A
new book takes a probing look at how one of the most famous writers of the past
50 years contributed to the murder of a budding writer. I read a story about it in the New York Daily
News and it sounds wild.
Jack
and Norman by Jerome Loving is the true story of how Norman Mailer, who won a
Pulitzer Prize for The Executioner’s Song,
a novel based on the true story of a killer – Gary Gilmore – a killer who
demanded his own execution. While researching his book on Gilmore he was
contacted by Jack Henry Abbott, a lifetime criminal born to a shiftless dad and
a prostitute mother. Mailer would
befriend the prisoner because he gave him insight into Gilmore’s jailhouse
existence.
Mailer
helped Abbott get a book published, In
the Belly of the Beast, through Random House, featuring letters from prison.
He also lobbied to get Abbott out of prison, even though he’d killed a fellow
inmate.
Within
weeks of his release he killed again, this time a promising young writer. The very
next day his book received a glowing review in The New York Times.
You
just can’t make this up.
It’s
a fascinating story about justice, the death penalty, the limits of
well-intentioned activism and perhaps the blur of reality and causational
fiction of writers.
Mailer,
who once wrote a book about Marilyn Monroe, almost was in prison himself. He once stabbed his second wife in a drunken
rage, narrowly missing her heart. She
declined to press charges, however.
Writers
will do a lot to practice their art.
Some of the best books come based on the horrors, losses, failures and
mental illness of the writer. In this
case, Mailer became the story that he never intended to write or be written
about.
Reading
about Mailer made me curious about his career.
I’ve heard about him from time to time but admittedly was not familiar
with his life and words. Here’s a
summary from what I quickly gleaned online:
The
American, novelist, journalist, essayist, playwright, filmmaker, actor, and
political activist lived to be 84.
One
of his books, Armies of the Night, won
a National Book Award. He was considered
an innovator of creative nonfiction, a genre sometimes called New Journalism.
In
1955, he founded The Village Voice.
He
wrote 12 novels over a six-decade career.

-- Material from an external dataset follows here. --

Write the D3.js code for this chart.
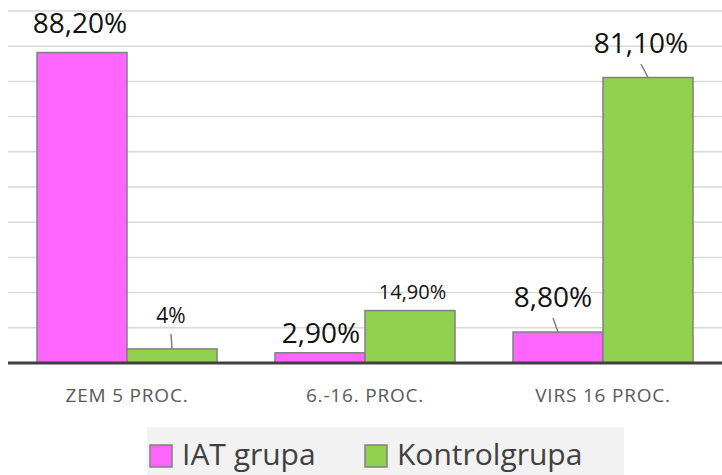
<!DOCTYPE html>
<html>
<head>
<meta charset="utf-8">
<script src="https://cdn.jsdelivr.net/npm/d3@7"></script>
<style>
  html, body { margin: 0; padding: 0; background: #fff; }
  svg { display: block; font-family: "Open Sans", sans-serif; }
</style>
</head>
<body>
<div id="chart"></div>
<script>
const categories = ["ZEM 5 PROC.", "6.-16. PROC.", "VIRS 16 PROC."];
const seriesNames = ["IAT grupa", "Kontrolgrupa"];
const iatValues = [88.2, 2.9, 8.8];
const controlValues = [4, 14.9, 81.1];
const iatLabels = ["88,20%", "2,90%", "8,80%"];
const controlLabels = ["4%", "14,90%", "81,10%"];
const yTicks = [0, 10, 20, 30, 40, 50, 60, 70, 80, 90, 100];

// manual label placement (Excel data labels were dragged by hand)
const labelStyle = {
  "IAT grupa": [
    { size: 28, dx: -2, dy: -19.5, leader: false },
    { size: 28, dx: 1, dy: -10, leader: false },
    { size: 28, dx: -5, dy: -25, leader: true },
  ],
  Kontrolgrupa: [
    { size: 21, dx: -1, dy: -26, leader: true },
    { size: 20, dx: 2.5, dy: -11.6, leader: false },
    { size: 28, dx: -7, dy: -24.5, leader: true },
  ],
};

const width = 722, height = 475;
const margin = { top: 11, right: 0, bottom: 112, left: 8 };
const colors = d3.scaleOrdinal().domain(seriesNames).range(["#ff66ff", "#92d050"]);

const data = categories.map((c, i) => ({
  category: c,
  values: [
    { series: seriesNames[0], value: iatValues[i], label: iatLabels[i], style: labelStyle["IAT grupa"][i] },
    { series: seriesNames[1], value: controlValues[i], label: controlLabels[i], style: labelStyle.Kontrolgrupa[i] },
  ],
}));

const svg = d3.select("#chart").append("svg").attr("width", width).attr("height", height);

const x0 = d3.scaleBand().domain(categories).range([margin.left, width - margin.right]);
const x1 = d3.scaleBand().domain(seriesNames).range([29, x0.bandwidth() - 29]);
const y = d3.scaleLinear().domain([0, 100]).range([height - margin.bottom, margin.top]);

// gridlines
svg.append("g")
  .selectAll("line")
  .data(yTicks.slice(1))
  .join("line")
  .attr("x1", margin.left)
  .attr("x2", width - margin.right)
  .attr("y1", (d) => y(d))
  .attr("y2", (d) => y(d))
  .attr("stroke", "#d9d9d9")
  .attr("stroke-width", 1.5);

// bars
const groups = svg.append("g")
  .selectAll("g")
  .data(data)
  .join("g")
  .attr("transform", (d) => `translate(${x0(d.category)},0)`);

groups.selectAll("rect")
  .data((d) => d.values)
  .join("rect")
  .attr("x", (d) => x1(d.series))
  .attr("y", (d) => y(d.value))
  .attr("width", x1.bandwidth())
  .attr("height", (d) => y(0) - y(d.value))
  .attr("fill", (d) => colors(d.series))
  .attr("stroke", "#808080")
  .attr("stroke-width", 1.5);

// leader lines
groups.selectAll("line.leader")
  .data((d) => d.values.filter((v) => v.style.leader))
  .join("line")
  .attr("class", "leader")
  .attr("x1", (d) => x1(d.series) + x1.bandwidth() / 2)
  .attr("y1", (d) => y(d.value))
  .attr("x2", (d) => x1(d.series) + x1.bandwidth() / 2 + d.style.dx)
  .attr("y2", (d) => y(d.value) + d.style.dy + 11)
  .attr("stroke", "#808080")
  .attr("stroke-width", 1.5);

// data labels
groups.selectAll("text.value")
  .data((d) => d.values)
  .join("text")
  .attr("class", "value")
  .attr("x", (d) => x1(d.series) + x1.bandwidth() / 2 + d.style.dx)
  .attr("y", (d) => y(d.value) + d.style.dy)
  .attr("text-anchor", "middle")
  .attr("font-size", (d) => d.style.size)
  .attr("fill", "#111")
  .text((d) => d.label);

// baseline
svg.append("line")
  .attr("x1", margin.left)
  .attr("x2", width - margin.right)
  .attr("y1", y(0))
  .attr("y2", y(0))
  .attr("stroke", "#404040")
  .attr("stroke-width", 3);

// category labels
const xAxis = svg.append("g")
  .attr("transform", `translate(0,${y(0)})`)
  .call(d3.axisBottom(x0).tickSize(0).tickPadding(0));
xAxis.select(".domain").remove();
xAxis.selectAll("text")
  .attr("y", 39)
  .attr("dy", null)
  .attr("font-family", "Open Sans, sans-serif")
  .attr("font-size", 19)
  .attr("letter-spacing", 0.8)
  .attr("fill", "#595959");

// legend
const legend = svg.append("g");
legend.append("rect")
  .attr("x", 147)
  .attr("y", 427)
  .attr("width", 477)
  .attr("height", 48)
  .attr("fill", "#f2f2f2");

const legendX = [150, 365];
const item = legend.selectAll("g.item")
  .data(seriesNames)
  .join("g")
  .attr("class", "item")
  .attr("transform", (d, i) => `translate(${legendX[i]},445)`);
item.append("rect")
  .attr("width", 22)
  .attr("height", 22)
  .attr("fill", (d) => colors(d))
  .attr("stroke", "#808080")
  .attr("stroke-width", 1.5);
item.append("text")
  .attr("x", 32)
  .attr("y", 20)
  .attr("font-size", 30)
  .attr("fill", "#404040")
  .text((d) => d);
</script>
</body>
</html>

The Naked and the Dead, a NYT
best-seller for 62 weeks, was ranked by the Modern Library as one of the 100
best novels in English.
He
penned a famous essay in 1957, The White
Negro.
He
wrote articles for many leading publications including Esquire, Harper’s magazine,
and Playboy. He and
Playboy actually lost a million-dollar libel lawsuit in the 1970’s for an article that he wrote about a boxer
Elmo Henderson, who had defeated Muhammad Ali.
He’s
written books about Ali, Pablo Picasso, Lee Harvey Oswald.
Mailer,
buried in Provincetown, MA was a two-time Pulitzer-Prize author. His papers can be found at the Harry Ransom
Humanities Research Center at the University of Texas in Austin.